The request »
The data below should be restated word for word, with every picture omitted.

┄┄┄┄┄┄

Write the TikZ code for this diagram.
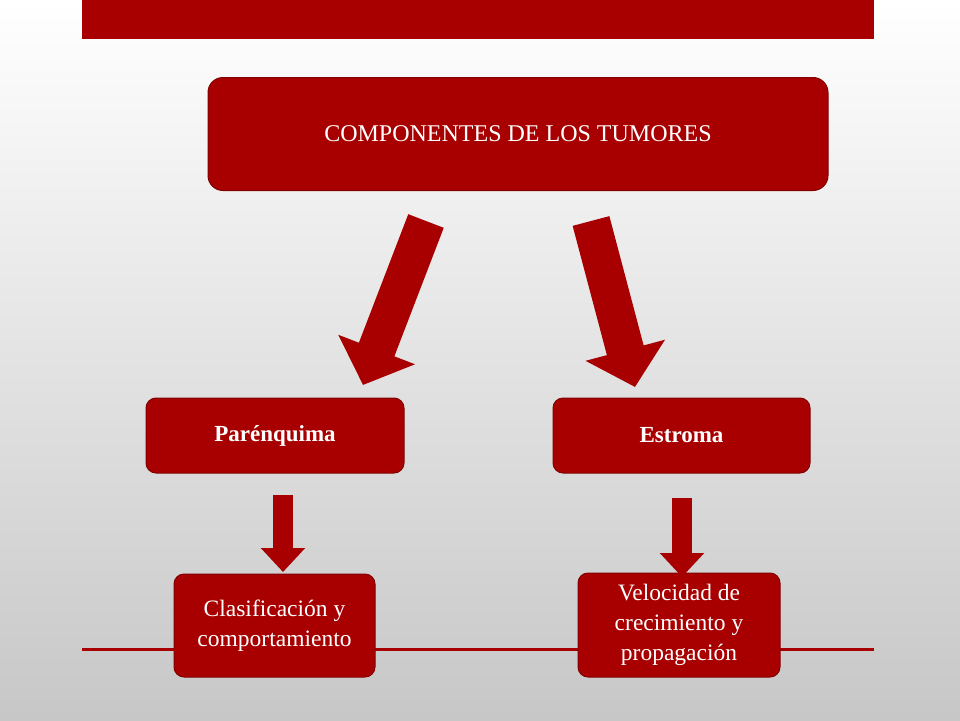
\documentclass[tikz,border=0pt]{standalone}
\usepackage{fontspec}
\setmainfont{Liberation Serif}
\usetikzlibrary{arrows.meta}
\definecolor{tred}{RGB}{168,0,0}
\definecolor{tdark}{RGB}{130,0,0}
\tikzset{
  box/.style={draw=tdark, line width=1pt, fill=tred, rounded corners=10pt, text=white, align=center, inner sep=0pt, font=\fontsize{23.5}{30}\selectfont},
  boldbox/.style={box, font=\bfseries\fontsize{23}{28}\selectfont},
  bigarrow/.style={draw=tred, line width=38pt, -{Triangle[width=80pt,length=38pt]}},
  smallarrow/.style={draw=tred, line width=20pt, -{Triangle[width=43pt,length=24pt]}},
}
\begin{document}
\begin{tikzpicture}[x=1pt,y=-1pt]
\useasboundingbox (0,0) rectangle (960,720);
\shade[top color=white, bottom color=black!22] (0,0) rectangle (960,720);
\fill[tred] (82,0) rectangle (874,39);
\draw[tred, line width=3pt] (82,649) -- (874,649);
\node[box, rounded corners=15pt, minimum width=620pt, minimum height=113pt, font=\fontsize{24}{29}\selectfont] (top) at (518,134) {COMPONENTES DE LOS TUMORES};
\node[boldbox, minimum width=258pt, minimum height=75pt] (par) at (275,435.5) {Parénquima};
\node[boldbox, minimum width=257pt, minimum height=75pt] (est) at (681.5,435.5) {Estroma};
\node[box, minimum width=201pt, minimum height=103pt] (clas) at (274.5,625.5) {Clasificación y\\comportamiento};
\node[box, minimum width=202pt, minimum height=104pt] (vel) at (679,625) {Velocidad de\\crecimiento y\\propagación};
\coordinate (a1) at (426,221); \coordinate (b1) at (363,385);
\coordinate (a2) at (591,221); \coordinate (b2) at (635,387);
\coordinate (a3) at (283,495); \coordinate (b3) at (283,572);
\coordinate (a4) at (682,498); \coordinate (b4) at (682,577);
\draw[bigarrow] (a1) -- (b1);
\draw[bigarrow] (a2) -- (b2);
\draw[smallarrow] (a3) -- (b3);
\draw[smallarrow] (a4) -- (b4);
\end{tikzpicture}
\end{document}
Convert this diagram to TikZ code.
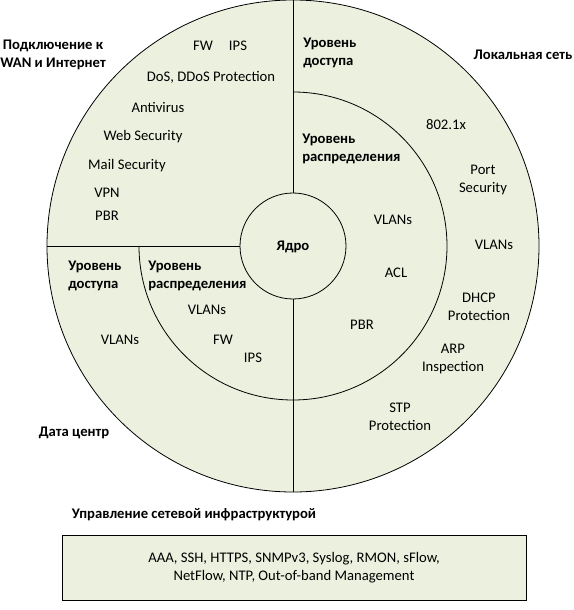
\documentclass[tikz,border=0pt]{standalone}
\usepackage{fontspec}
\setmainfont{Carlito}
\definecolor{ringfill}{RGB}{235,241,222}
\tikzset{
    lbl/.style={inner sep=0pt, align=center, font=\fontsize{11}{13.5}\selectfont},
    ttl/.style={lbl, font=\fontsize{11}{13.5}\selectfont\bfseries},
    ttlw/.style={ttl, align=left, anchor=west}
}
\begin{document}
\begin{tikzpicture}[x=0.75pt, y=0.75pt]
    \useasboundingbox (-293,-364) rectangle (281,246);

    \fill[ringfill] (0,0) circle (246);
    \draw[line width=0.6pt] (0,0) circle (246);
    \draw[line width=0.6pt] (0,154) arc[start angle=90, end angle=-180, radius=154];
    \draw[line width=0.6pt] (0,0) circle (53);
    \draw[line width=0.6pt] (-246,0) -- (-53,0);
    \draw[line width=0.6pt] (0,246) -- (0,53);
    \draw[line width=0.6pt] (0,-53) -- (0,-246);

    \node[ttl] (core) at (0,-1) {Ядро};

    \node[ttl] (wan) at (-240,191) {Подключение к\\WAN и Интернет};
    \node[lbl] (wanfw) at (-90,200) {FW};
    \node[lbl] (wanips) at (-55,200) {IPS};
    \node[lbl] (wandos) at (-82,169) {DoS, DDoS Protection};
    \node[lbl] (wanav) at (-135,139) {Antivirus};
    \node[lbl] (wanweb) at (-150,109) {Web Security};
    \node[lbl] (wanmail) at (-166,80) {Mail Security};
    \node[lbl] (wanvpn) at (-186,53) {VPN};
    \node[lbl] (wanpbr) at (-186,30) {PBR};

    \node[ttl] (lan) at (230,191) {Локальная сеть};
    \node[ttlw] (lanacc) at (10,193) {Уровень\\доступа};
    \node[ttlw] (landist) at (9,97) {Уровень\\распределения};
    \node[lbl] (landot) at (153,121) {802.1x};
    \node[lbl] (lanport) at (190,66) {Port\\Security};
    \node[lbl] (lanvlan) at (201,1) {VLANs};
    \node[lbl] (landhcp) at (186,-61) {DHCP\\Protection};
    \node[lbl] (lanarp) at (160,-113) {ARP\\Inspection};
    \node[lbl] (lanstp) at (107,-171) {STP\\Protection};
    \node[lbl] (distvlan) at (100,26) {VLANs};
    \node[lbl] (distacl) at (103,-27) {ACL};
    \node[lbl] (distpbr) at (69,-79) {PBR};

    \node[ttl] (dc) at (-219,-187) {Дата центр};
    \node[ttlw] (dcacc) at (-225,-30) {Уровень\\доступа};
    \node[ttlw] (dcdist) at (-145,-30) {Уровень\\распределения};
    \node[lbl] (dcaccvlan) at (-173,-94) {VLANs};
    \node[lbl] (dcdistvlan) at (-86,-64) {VLANs};
    \node[lbl] (dcfw) at (-70,-94) {FW};
    \node[lbl] (dcips) at (-40,-112) {IPS};

    \node[ttl] (mgmt) at (-99,-269) {Управление сетевой инфраструктурой};
    \node[lbl, draw, line width=0.6pt, fill=ringfill, minimum width=348pt, minimum height=48.75pt] (mgmtbox) at (1,-321.5)
        {AAA, SSH, HTTPS, SNMPv3, Syslog, RMON, sFlow,\\NetFlow, NTP, Out-of-band Management};
\end{tikzpicture}
\end{document}
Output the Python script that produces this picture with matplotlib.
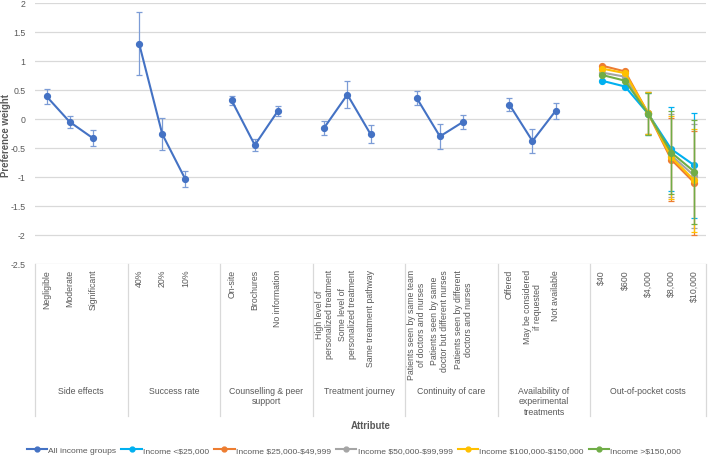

┄┄┄┄┄┄

Reply »
Write the TikZ code for this diagram.
\documentclass[tikz,border=0pt]{standalone}
\usepackage{fontspec}
\setmainfont{Liberation Serif}
\usetikzlibrary{arrows.meta}
\definecolor{tred}{RGB}{168,0,0}
\definecolor{tdark}{RGB}{130,0,0}
\tikzset{
  box/.style={draw=tdark, line width=1pt, fill=tred, rounded corners=10pt, text=white, align=center, inner sep=0pt, font=\fontsize{23.5}{30}\selectfont},
  boldbox/.style={box, font=\bfseries\fontsize{23}{28}\selectfont},
  bigarrow/.style={draw=tred, line width=38pt, -{Triangle[width=80pt,length=38pt]}},
  smallarrow/.style={draw=tred, line width=20pt, -{Triangle[width=43pt,length=24pt]}},
}
\begin{document}
\begin{tikzpicture}[x=1pt,y=-1pt]
\useasboundingbox (0,0) rectangle (960,720);
\shade[top color=white, bottom color=black!22] (0,0) rectangle (960,720);
\fill[tred] (82,0) rectangle (874,39);
\draw[tred, line width=3pt] (82,649) -- (874,649);
\node[box, rounded corners=15pt, minimum width=620pt, minimum height=113pt, font=\fontsize{24}{29}\selectfont] (top) at (518,134) {COMPONENTES DE LOS TUMORES};
\node[boldbox, minimum width=258pt, minimum height=75pt] (par) at (275,435.5) {Parénquima};
\node[boldbox, minimum width=257pt, minimum height=75pt] (est) at (681.5,435.5) {Estroma};
\node[box, minimum width=201pt, minimum height=103pt] (clas) at (274.5,625.5) {Clasificación y\\comportamiento};
\node[box, minimum width=202pt, minimum height=104pt] (vel) at (679,625) {Velocidad de\\crecimiento y\\propagación};
\coordinate (a1) at (426,221); \coordinate (b1) at (363,385);
\coordinate (a2) at (591,221); \coordinate (b2) at (635,387);
\coordinate (a3) at (283,495); \coordinate (b3) at (283,572);
\coordinate (a4) at (682,498); \coordinate (b4) at (682,577);
\draw[bigarrow] (a1) -- (b1);
\draw[bigarrow] (a2) -- (b2);
\draw[smallarrow] (a3) -- (b3);
\draw[smallarrow] (a4) -- (b4);
\end{tikzpicture}
\end{document}
Convert this diagram to TikZ code.
\documentclass[tikz,border=0pt]{standalone}
\usepackage{fontspec}
\setmainfont{Carlito}
\definecolor{ringfill}{RGB}{235,241,222}
\tikzset{
    lbl/.style={inner sep=0pt, align=center, font=\fontsize{11}{13.5}\selectfont},
    ttl/.style={lbl, font=\fontsize{11}{13.5}\selectfont\bfseries},
    ttlw/.style={ttl, align=left, anchor=west}
}
\begin{document}
\begin{tikzpicture}[x=0.75pt, y=0.75pt]
    \useasboundingbox (-293,-364) rectangle (281,246);

    \fill[ringfill] (0,0) circle (246);
    \draw[line width=0.6pt] (0,0) circle (246);
    \draw[line width=0.6pt] (0,154) arc[start angle=90, end angle=-180, radius=154];
    \draw[line width=0.6pt] (0,0) circle (53);
    \draw[line width=0.6pt] (-246,0) -- (-53,0);
    \draw[line width=0.6pt] (0,246) -- (0,53);
    \draw[line width=0.6pt] (0,-53) -- (0,-246);

    \node[ttl] (core) at (0,-1) {Ядро};

    \node[ttl] (wan) at (-240,191) {Подключение к\\WAN и Интернет};
    \node[lbl] (wanfw) at (-90,200) {FW};
    \node[lbl] (wanips) at (-55,200) {IPS};
    \node[lbl] (wandos) at (-82,169) {DoS, DDoS Protection};
    \node[lbl] (wanav) at (-135,139) {Antivirus};
    \node[lbl] (wanweb) at (-150,109) {Web Security};
    \node[lbl] (wanmail) at (-166,80) {Mail Security};
    \node[lbl] (wanvpn) at (-186,53) {VPN};
    \node[lbl] (wanpbr) at (-186,30) {PBR};

    \node[ttl] (lan) at (230,191) {Локальная сеть};
    \node[ttlw] (lanacc) at (10,193) {Уровень\\доступа};
    \node[ttlw] (landist) at (9,97) {Уровень\\распределения};
    \node[lbl] (landot) at (153,121) {802.1x};
    \node[lbl] (lanport) at (190,66) {Port\\Security};
    \node[lbl] (lanvlan) at (201,1) {VLANs};
    \node[lbl] (landhcp) at (186,-61) {DHCP\\Protection};
    \node[lbl] (lanarp) at (160,-113) {ARP\\Inspection};
    \node[lbl] (lanstp) at (107,-171) {STP\\Protection};
    \node[lbl] (distvlan) at (100,26) {VLANs};
    \node[lbl] (distacl) at (103,-27) {ACL};
    \node[lbl] (distpbr) at (69,-79) {PBR};

    \node[ttl] (dc) at (-219,-187) {Дата центр};
    \node[ttlw] (dcacc) at (-225,-30) {Уровень\\доступа};
    \node[ttlw] (dcdist) at (-145,-30) {Уровень\\распределения};
    \node[lbl] (dcaccvlan) at (-173,-94) {VLANs};
    \node[lbl] (dcdistvlan) at (-86,-64) {VLANs};
    \node[lbl] (dcfw) at (-70,-94) {FW};
    \node[lbl] (dcips) at (-40,-112) {IPS};

    \node[ttl] (mgmt) at (-99,-269) {Управление сетевой инфраструктурой};
    \node[lbl, draw, line width=0.6pt, fill=ringfill, minimum width=348pt, minimum height=48.75pt] (mgmtbox) at (1,-321.5)
        {AAA, SSH, HTTPS, SNMPv3, Syslog, RMON, sFlow,\\NetFlow, NTP, Out-of-band Management};
\end{tikzpicture}
\end{document}
Output the Python script that produces this picture with matplotlib.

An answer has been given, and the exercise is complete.